In another case : 1958CriLJ273 while considering the sustainability of a certificate under Article 134(1)(c) granted by the Calcutta High Court, His Lordship Sinha, J., as he then was, observed:
Certifying' is a strong word and therefore, it has been repeatedly pointed out that a High Court is in error in granting a certificate on a mere question of fact, and that the High Court is not justified in passing on an appeal for determination by this Court when there are no complexities of law involved in the case. requiring an authoritative interpretation by this Court.
So, in a criminal case where the High Court has confirmed an order of acquittal, it will not be justified in granting a certificate under Article 134(1)(c) unless the case involves questions of law of such complexity that require elucidation by the Supreme Court.
6. We do not think, the present case involves any such exceptionally difficult questions.
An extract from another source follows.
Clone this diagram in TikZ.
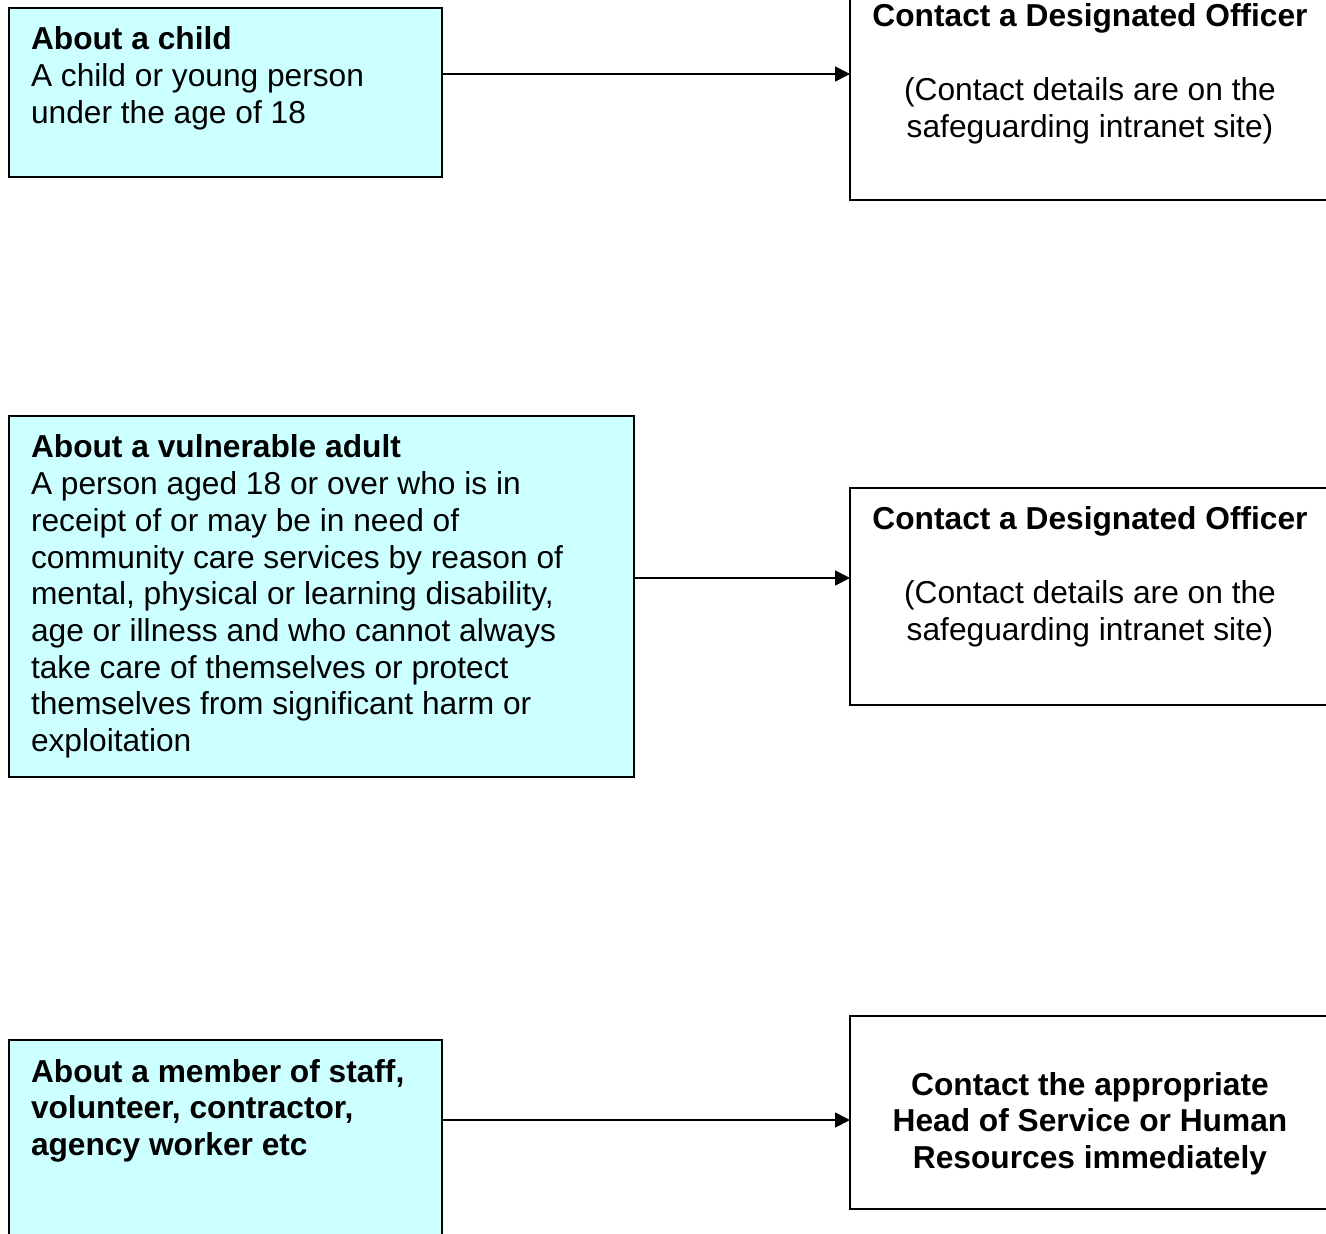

Whether certain irregularities had caused prejudice to the accused and the extent of such prejudice are questions of fact, and the principle that a general sanction given to a Food Inspector to prosecute all those who infringe the provisions of the Food Adulteration Act, will not amount to the sanction contemplated in Section 20 of the said Act, though a question of law is not in our opinion a question of any great complexity.
That is not to say that there is no chance of error, but the position appears to be that the mere possibility of such error is not sufficient to justify the grant of a certificate under Article 134(1)(c).r The matter might be different if the question of law had given rise to differences of opinion between the various High Courts. In the present case though It was alleged in the application that there are such differences of opinion, that ground was not urged at the time of argument and no such cases were brought to our notice,
7. We feel that we cannot certify as fit for appeal to the. Supreme Court the order of acquittal passed in this case. The petition is hence rejected.